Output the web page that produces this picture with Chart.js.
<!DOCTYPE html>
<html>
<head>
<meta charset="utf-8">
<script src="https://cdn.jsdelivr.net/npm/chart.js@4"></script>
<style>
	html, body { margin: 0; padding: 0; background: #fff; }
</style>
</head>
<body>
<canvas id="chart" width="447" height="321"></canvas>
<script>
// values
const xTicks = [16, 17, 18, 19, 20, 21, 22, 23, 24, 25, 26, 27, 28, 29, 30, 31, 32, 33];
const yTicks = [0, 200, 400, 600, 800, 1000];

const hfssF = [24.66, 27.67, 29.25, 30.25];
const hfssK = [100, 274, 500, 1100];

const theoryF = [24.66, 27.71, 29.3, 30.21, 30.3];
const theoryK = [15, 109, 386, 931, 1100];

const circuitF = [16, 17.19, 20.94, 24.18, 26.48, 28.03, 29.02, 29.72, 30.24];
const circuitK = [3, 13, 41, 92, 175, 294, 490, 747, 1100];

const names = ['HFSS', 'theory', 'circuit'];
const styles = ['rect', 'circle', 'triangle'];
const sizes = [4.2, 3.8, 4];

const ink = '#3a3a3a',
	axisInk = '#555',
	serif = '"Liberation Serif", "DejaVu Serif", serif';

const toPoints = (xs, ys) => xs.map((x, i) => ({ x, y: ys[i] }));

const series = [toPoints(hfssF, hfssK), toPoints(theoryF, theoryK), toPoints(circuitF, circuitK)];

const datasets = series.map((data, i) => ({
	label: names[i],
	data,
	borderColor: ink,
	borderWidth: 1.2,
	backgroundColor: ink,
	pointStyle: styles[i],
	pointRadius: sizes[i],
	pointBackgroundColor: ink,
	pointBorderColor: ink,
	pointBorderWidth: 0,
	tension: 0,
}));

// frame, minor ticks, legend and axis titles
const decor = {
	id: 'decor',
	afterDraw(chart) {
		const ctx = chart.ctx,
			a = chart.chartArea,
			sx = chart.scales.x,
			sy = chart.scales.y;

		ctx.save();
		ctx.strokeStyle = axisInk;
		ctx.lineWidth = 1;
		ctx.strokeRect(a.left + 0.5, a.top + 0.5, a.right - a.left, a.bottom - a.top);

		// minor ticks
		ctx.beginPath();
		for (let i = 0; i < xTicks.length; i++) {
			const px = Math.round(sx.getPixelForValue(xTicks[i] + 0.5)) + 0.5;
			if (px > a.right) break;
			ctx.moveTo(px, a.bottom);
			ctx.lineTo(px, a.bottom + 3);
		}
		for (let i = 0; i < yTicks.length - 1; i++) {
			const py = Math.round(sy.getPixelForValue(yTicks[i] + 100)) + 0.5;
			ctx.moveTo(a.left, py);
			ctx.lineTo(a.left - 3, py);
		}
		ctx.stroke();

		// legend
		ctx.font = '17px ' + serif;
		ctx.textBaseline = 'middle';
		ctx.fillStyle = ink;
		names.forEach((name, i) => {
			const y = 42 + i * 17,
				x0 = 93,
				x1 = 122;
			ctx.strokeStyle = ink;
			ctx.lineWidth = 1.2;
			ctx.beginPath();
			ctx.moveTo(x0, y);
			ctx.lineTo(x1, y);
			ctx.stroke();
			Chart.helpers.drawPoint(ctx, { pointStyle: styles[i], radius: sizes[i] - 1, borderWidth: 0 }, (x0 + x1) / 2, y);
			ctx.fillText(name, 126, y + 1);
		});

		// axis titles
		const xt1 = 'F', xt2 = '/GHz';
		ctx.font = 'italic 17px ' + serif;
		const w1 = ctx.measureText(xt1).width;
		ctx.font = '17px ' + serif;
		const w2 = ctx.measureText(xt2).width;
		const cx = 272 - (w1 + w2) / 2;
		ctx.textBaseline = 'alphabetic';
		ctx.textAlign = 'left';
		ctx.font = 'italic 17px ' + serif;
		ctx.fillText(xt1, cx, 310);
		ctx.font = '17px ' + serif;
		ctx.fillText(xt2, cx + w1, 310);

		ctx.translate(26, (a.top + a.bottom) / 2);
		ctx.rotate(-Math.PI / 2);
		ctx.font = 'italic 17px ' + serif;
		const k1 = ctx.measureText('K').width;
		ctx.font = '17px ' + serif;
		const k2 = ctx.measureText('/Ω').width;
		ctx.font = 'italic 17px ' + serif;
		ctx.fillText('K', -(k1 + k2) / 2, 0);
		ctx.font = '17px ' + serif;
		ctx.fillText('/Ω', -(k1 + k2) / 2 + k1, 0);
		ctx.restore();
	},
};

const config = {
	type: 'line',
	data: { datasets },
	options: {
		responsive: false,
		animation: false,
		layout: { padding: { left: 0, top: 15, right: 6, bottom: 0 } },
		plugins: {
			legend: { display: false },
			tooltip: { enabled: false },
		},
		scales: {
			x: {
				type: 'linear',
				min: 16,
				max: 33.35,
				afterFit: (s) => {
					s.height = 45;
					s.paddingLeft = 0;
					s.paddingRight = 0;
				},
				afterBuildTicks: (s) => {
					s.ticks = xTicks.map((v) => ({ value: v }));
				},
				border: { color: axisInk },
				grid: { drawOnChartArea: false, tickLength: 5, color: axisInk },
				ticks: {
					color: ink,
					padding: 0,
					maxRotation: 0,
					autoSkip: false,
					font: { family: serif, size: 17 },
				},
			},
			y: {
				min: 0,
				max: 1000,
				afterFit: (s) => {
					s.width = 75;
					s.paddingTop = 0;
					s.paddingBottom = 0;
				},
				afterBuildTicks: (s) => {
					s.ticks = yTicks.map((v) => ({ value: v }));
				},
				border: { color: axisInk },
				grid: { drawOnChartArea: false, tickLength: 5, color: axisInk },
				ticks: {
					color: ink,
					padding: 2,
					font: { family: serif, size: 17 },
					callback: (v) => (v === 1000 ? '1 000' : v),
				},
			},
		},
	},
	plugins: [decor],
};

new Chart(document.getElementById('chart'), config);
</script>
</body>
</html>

○ ○ ○ ○

Repeat the data verbatim.

- ANSWER TO THIS EXERCISE:
Output the web page that produces this picture with Chart.js.
<!DOCTYPE html>
<html>
<head>
<meta charset="utf-8">
<script src="https://cdn.jsdelivr.net/npm/chart.js@4"></script>
<style>
	html, body { margin: 0; padding: 0; background: #fff; }
</style>
</head>
<body>
<canvas id="chart" width="447" height="321"></canvas>
<script>
// values
const xTicks = [16, 17, 18, 19, 20, 21, 22, 23, 24, 25, 26, 27, 28, 29, 30, 31, 32, 33];
const yTicks = [0, 200, 400, 600, 800, 1000];

const hfssF = [24.66, 27.67, 29.25, 30.25];
const hfssK = [100, 274, 500, 1100];

const theoryF = [24.66, 27.71, 29.3, 30.21, 30.3];
const theoryK = [15, 109, 386, 931, 1100];

const circuitF = [16, 17.19, 20.94, 24.18, 26.48, 28.03, 29.02, 29.72, 30.24];
const circuitK = [3, 13, 41, 92, 175, 294, 490, 747, 1100];

const names = ['HFSS', 'theory', 'circuit'];
const styles = ['rect', 'circle', 'triangle'];
const sizes = [4.2, 3.8, 4];

const ink = '#3a3a3a',
	axisInk = '#555',
	serif = '"Liberation Serif", "DejaVu Serif", serif';

const toPoints = (xs, ys) => xs.map((x, i) => ({ x, y: ys[i] }));

const series = [toPoints(hfssF, hfssK), toPoints(theoryF, theoryK), toPoints(circuitF, circuitK)];

const datasets = series.map((data, i) => ({
	label: names[i],
	data,
	borderColor: ink,
	borderWidth: 1.2,
	backgroundColor: ink,
	pointStyle: styles[i],
	pointRadius: sizes[i],
	pointBackgroundColor: ink,
	pointBorderColor: ink,
	pointBorderWidth: 0,
	tension: 0,
}));

// frame, minor ticks, legend and axis titles
const decor = {
	id: 'decor',
	afterDraw(chart) {
		const ctx = chart.ctx,
			a = chart.chartArea,
			sx = chart.scales.x,
			sy = chart.scales.y;

		ctx.save();
		ctx.strokeStyle = axisInk;
		ctx.lineWidth = 1;
		ctx.strokeRect(a.left + 0.5, a.top + 0.5, a.right - a.left, a.bottom - a.top);

		// minor ticks
		ctx.beginPath();
		for (let i = 0; i < xTicks.length; i++) {
			const px = Math.round(sx.getPixelForValue(xTicks[i] + 0.5)) + 0.5;
			if (px > a.right) break;
			ctx.moveTo(px, a.bottom);
			ctx.lineTo(px, a.bottom + 3);
		}
		for (let i = 0; i < yTicks.length - 1; i++) {
			const py = Math.round(sy.getPixelForValue(yTicks[i] + 100)) + 0.5;
			ctx.moveTo(a.left, py);
			ctx.lineTo(a.left - 3, py);
		}
		ctx.stroke();

		// legend
		ctx.font = '17px ' + serif;
		ctx.textBaseline = 'middle';
		ctx.fillStyle = ink;
		names.forEach((name, i) => {
			const y = 42 + i * 17,
				x0 = 93,
				x1 = 122;
			ctx.strokeStyle = ink;
			ctx.lineWidth = 1.2;
			ctx.beginPath();
			ctx.moveTo(x0, y);
			ctx.lineTo(x1, y);
			ctx.stroke();
			Chart.helpers.drawPoint(ctx, { pointStyle: styles[i], radius: sizes[i] - 1, borderWidth: 0 }, (x0 + x1) / 2, y);
			ctx.fillText(name, 126, y + 1);
		});

		// axis titles
		const xt1 = 'F', xt2 = '/GHz';
		ctx.font = 'italic 17px ' + serif;
		const w1 = ctx.measureText(xt1).width;
		ctx.font = '17px ' + serif;
		const w2 = ctx.measureText(xt2).width;
		const cx = 272 - (w1 + w2) / 2;
		ctx.textBaseline = 'alphabetic';
		ctx.textAlign = 'left';
		ctx.font = 'italic 17px ' + serif;
		ctx.fillText(xt1, cx, 310);
		ctx.font = '17px ' + serif;
		ctx.fillText(xt2, cx + w1, 310);

		ctx.translate(26, (a.top + a.bottom) / 2);
		ctx.rotate(-Math.PI / 2);
		ctx.font = 'italic 17px ' + serif;
		const k1 = ctx.measureText('K').width;
		ctx.font = '17px ' + serif;
		const k2 = ctx.measureText('/Ω').width;
		ctx.font = 'italic 17px ' + serif;
		ctx.fillText('K', -(k1 + k2) / 2, 0);
		ctx.font = '17px ' + serif;
		ctx.fillText('/Ω', -(k1 + k2) / 2 + k1, 0);
		ctx.restore();
	},
};

const config = {
	type: 'line',
	data: { datasets },
	options: {
		responsive: false,
		animation: false,
		layout: { padding: { left: 0, top: 15, right: 6, bottom: 0 } },
		plugins: {
			legend: { display: false },
			tooltip: { enabled: false },
		},
		scales: {
			x: {
				type: 'linear',
				min: 16,
				max: 33.35,
				afterFit: (s) => {
					s.height = 45;
					s.paddingLeft = 0;
					s.paddingRight = 0;
				},
				afterBuildTicks: (s) => {
					s.ticks = xTicks.map((v) => ({ value: v }));
				},
				border: { color: axisInk },
				grid: { drawOnChartArea: false, tickLength: 5, color: axisInk },
				ticks: {
					color: ink,
					padding: 0,
					maxRotation: 0,
					autoSkip: false,
					font: { family: serif, size: 17 },
				},
			},
			y: {
				min: 0,
				max: 1000,
				afterFit: (s) => {
					s.width = 75;
					s.paddingTop = 0;
					s.paddingBottom = 0;
				},
				afterBuildTicks: (s) => {
					s.ticks = yTicks.map((v) => ({ value: v }));
				},
				border: { color: axisInk },
				grid: { drawOnChartArea: false, tickLength: 5, color: axisInk },
				ticks: {
					color: ink,
					padding: 2,
					font: { family: serif, size: 17 },
					callback: (v) => (v === 1000 ? '1 000' : v),
				},
			},
		},
	},
	plugins: [decor],
};

new Chart(document.getElementById('chart'), config);
</script>
</body>
</html>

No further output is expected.